An adult child is more likely to walk away from a parent-child relationship than is the parent, who can do little to compel that child back. "If the love and attention of the parent is not something the adult child wants, a parent has relatively little influence beyond the ability to appeal to the relationship," said Coleman, who helps parents learn to communicate with adult children in ways that heal and soothe.
Two people, two views
No two people view any event exactly the same, even within a family. Coleman called this a "separate-reality phenomenon." Differences in perspective depend on things like position in the family, age and relationships with parents or siblings. A parent might view an interaction as "conscientious," while the child sees intrusion and control. "It helps to recognize we see our own lives typically from our own narrow perspectives," he said.
Roles hold steady despite age, warned Dunn, so if a parent and child are strained, most believe the parent should admit errors and break the ice. "I can't tell you how often someone says, 'If he wants to be my father, I assume he'll come forward,'" Dunn said.
Repairing relationships starts with listening. "Take your adult child's complaint seriously and listen for what's true. You don't have to agree with all of it.
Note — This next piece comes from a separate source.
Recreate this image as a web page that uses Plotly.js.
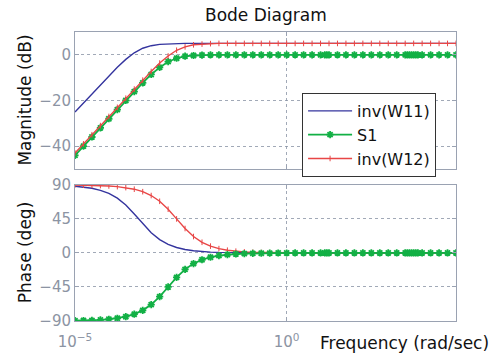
<!DOCTYPE html>
<html><head><meta charset="utf-8">
<script src="https://cdn.plot.ly/plotly-3.0.1.min.js"></script>
<style>html,body{margin:0;padding:0;background:#fff}#plot{width:502px;height:358px}</style>
</head><body><div id="plot"></div>
<script>
// frequency grid (rad/sec)
const freq = [1e-5,1.585e-5,2.512e-5,3.981e-5,6.310e-5,1e-4,1.585e-4,2.512e-4,3.981e-4,6.310e-4,
  1e-3,1.585e-3,2.512e-3,3.981e-3,6.310e-3,1e-2,1.585e-2,2.512e-2,3.981e-2,6.310e-2,
  0.1,0.1585,0.2512,0.3981,0.6310,1,1.585,2.512,3.981,6.310,
  10,15.85,25.12,39.81,63.10,100,158.5,251.2,398.1,631.0,
  1000,1585,2512,3981,6310,10000];
const freqS1 = [1e-5,1.585e-5,2.512e-5,3.981e-5,6.310e-5,1e-4,1.585e-4,2.512e-4,3.981e-4,6.310e-4,
  1e-3,1.585e-3,2.512e-3,3.981e-3,6.310e-3,1e-2,1.585e-2,2.512e-2,3.981e-2,6.310e-2,
  0.1,0.1585,0.2512,0.3981,0.6310,1,1.585,2.512,3.981,6.310,7.943,8.913,
  10,15.85,25.12,39.81,63.10,100,158.5,251.2,398.1,631.0,707.9,794.3,891.3,
  1000,1122,1259,1585,2512,3981,6310,10000];

const magW11 = [-25.0,-21.0,-17.0,-13.1,-9.2,-5.4,-2.0,0.9,2.9,4.0,4.6,4.8,4.9,5.0,5.0,5.0,
  5,5,5,5,5,5,5,5,5,5,5,5,5,5,5,5,5,5,5,5,5,5,5,5,5,5,5,5,5,5];
const phW11 = [88.2,87.1,85.5,82.8,78.7,72.5,63.4,51.6,38.5,26.6,17.6,11.3,7.2,4.5,2.9,1.8,
  1.1,0.7,0.5,0.3,0.2,0.1,0.1,0,0,0,
  0,0,0,0,0,0,0,0,0,0,0,0,0,0,0,0,0,0,0,0];

const magW12 = [-43.0,-39.0,-35.0,-31.0,-27.0,-23.0,-19.0,-15.0,-11.1,-7.3,-3.6,-0.5,2.0,3.5,4.4,4.7,
  4.9,5.0,5.0,5.0,5.0,5,5,5,5,5,5,5,5,5,5,5,5,5,5,5,5,5,5,5,5,5,5,5,5,5];
const phW12 = [89.8,89.6,89.4,89.1,88.6,87.7,86.4,84.3,81.0,75.9,68.3,57.8,45.0,32.3,21.7,14.1,
  9.0,5.7,3.6,2.3,1.4,0.9,0.6,0.4,0.2,0.1,0.1,
  0,0,0,0,0,0,0,0,0,0,0,0,0,0,0,0,0,0,0];

const magS1 = [-44.0,-40.0,-36.0,-32.0,-28.0,-24.0,-20.0,-16.1,-12.3,-8.6,-5.5,-3.0,-1.5,-0.6,-0.3,-0.1,
  0,0,0,0,0,0,0,0,0,0,0,0,0,0,0,0,0,0,0,0,0,0,0,0,0,0,0,0,0,0,0,0,0,0,0,0,0];
const phS1 = [-89.6,-89.4,-89.1,-88.6,-87.7,-86.4,-84.3,-81.0,-75.9,-68.3,-57.8,-45.0,-32.3,-21.7,-14.1,-9.0,
  -5.7,-3.6,-2.3,-1.4,-0.9,-0.6,-0.4,-0.2,-0.1,-0.1,
  0,0,0,0,0,0,0,0,0,0,0,0,0,0,0,0,0,0,0,0,0,0,0,0,0,0,0];

const names = ['inv(W11)','S1','inv(W12)'];
const xTickVals = [1e-5, 1];
const xTickText = ['10<sup>−5</sup>','10<sup>0</sup>'];
const magTicks = [-40,-20,0];
const phTicks = [-90,-45,0,45,90];

const cBlue = '#34349e', cGreen = '#12b045', cRed = '#e84646';
const FONT = 'DejaVu Sans, sans-serif';
const axGray = '#9aa2b2', tickGray = '#8c94a3';

const greenMarker = {symbol:'asterisk-open', size:6, color:cGreen, line:{color:cGreen, width:1.8}};
const redMarker = {symbol:'line-ns-open', size:4, color:cRed, line:{color:cRed, width:1}};

const traces = [
  {x: freq, y: magW11, name: names[0], mode: 'lines', line:{color:cBlue, width:1.4}, xaxis:'x', yaxis:'y'},
  {x: freqS1, y: magS1, name: names[1], mode: 'lines+markers', line:{color:cGreen, width:1.8},
   marker:greenMarker, xaxis:'x', yaxis:'y'},
  {x: freq, y: magW12, name: names[2], mode: 'lines+markers', line:{color:cRed, width:1.4},
   marker:redMarker, xaxis:'x', yaxis:'y'},
  {x: freq, y: phW11, name: names[0], mode: 'lines', line:{color:cBlue, width:1.4}, xaxis:'x2', yaxis:'y2', showlegend:false},
  {x: freq, y: phW12, name: names[2], mode: 'lines+markers', line:{color:cRed, width:1.4},
   marker:redMarker, xaxis:'x2', yaxis:'y2', showlegend:false},
  {x: freqS1, y: phS1, name: names[1], mode: 'lines+markers', line:{color:cGreen, width:1.8},
   marker:greenMarker, xaxis:'x2', yaxis:'y2', showlegend:false}
];

const axCommon = {showline:true, linecolor:axGray, linewidth:1, mirror:'ticks', ticks:'inside', ticklen:4, tickcolor:axGray,
  gridcolor:'#8a93a5', griddash:'3px,3px', gridwidth:0.8, zeroline:false, tickfont:{family:FONT, size:15, color:tickGray}};

const layout = {
  width:502, height:358, paper_bgcolor:'#fff', plot_bgcolor:'#fff',
  margin:{l:75, r:46, t:32, b:37},
  font:{family:FONT, color:'#000'},
  showlegend:true,
  legend:{x:0.596, y:0.789, xanchor:'left', yanchor:'top', bgcolor:'#fff', bordercolor:'#333', borderwidth:1,
    font:{family:FONT, size:16, color:'#111'}, tracegroupgap:0, itemwidth:44},
  xaxis:Object.assign({}, axCommon, {type:'log', range:[-5,4], tickvals:xTickVals, ticktext:xTickText, showticklabels:false, anchor:'y', domain:[0,1]}),
  yaxis:Object.assign({}, axCommon, {range:[-50,10], tickvals:magTicks, domain:[0.526,1], anchor:'x'}),
  xaxis2:Object.assign({}, axCommon, {type:'log', range:[-5,4], tickvals:xTickVals, ticktext:xTickText, anchor:'y2', matches:'x', ticklabelstandoff:7}),
  yaxis2:Object.assign({}, axCommon, {range:[-90,90], tickvals:phTicks, domain:[0,0.471], anchor:'x2'}),
  annotations:[
    {text:'Bode Diagram', xref:'paper', yref:'paper', x:0.5, y:1, yshift:17, xanchor:'center', yanchor:'middle', showarrow:false, font:{family:FONT, size:17, color:'#111'}},
    {text:'Magnitude (dB)', xref:'paper', yref:'paper', x:-0.131, y:0.763, textangle:-90, xanchor:'center', yanchor:'middle', showarrow:false, font:{family:FONT, size:17, color:'#111'}},
    {text:'Phase (deg)', xref:'paper', yref:'paper', x:-0.131, y:0.235, textangle:-90, xanchor:'center', yanchor:'middle', showarrow:false, font:{family:FONT, size:17, color:'#111'}},
    {text:'Frequency (rad/sec)', xref:'paper', yref:'paper', x:0.865, y:0, yshift:-22, xanchor:'center', yanchor:'middle', showarrow:false, font:{family:FONT, size:17, color:'#111'}}
  ]
};
Plotly.newPlot('plot', traces, layout, {staticPlot:true, displayModeBar:false});
</script></body></html>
But be empathic; try not to be defensive or offensive or blame and criticize," said Coleman.
Those desiring reconciliation may have to try more than once, Coleman said.
Sometimes it's not clear why family members don't get along or are overlooked, which may make a situation harder to address. Julie Connor, an Overland Park, Kansas, educator-turned-speaker and author of Dreams to Action Trailblazer's Guide, said at her family's gatherings, certain individuals were sometimes left out of conversations and activities. She once asked why an uncle was ignored. Her mother said she didn't know. When it happened to her fiance, Connor told him he was no longer obligated to attend her family activities.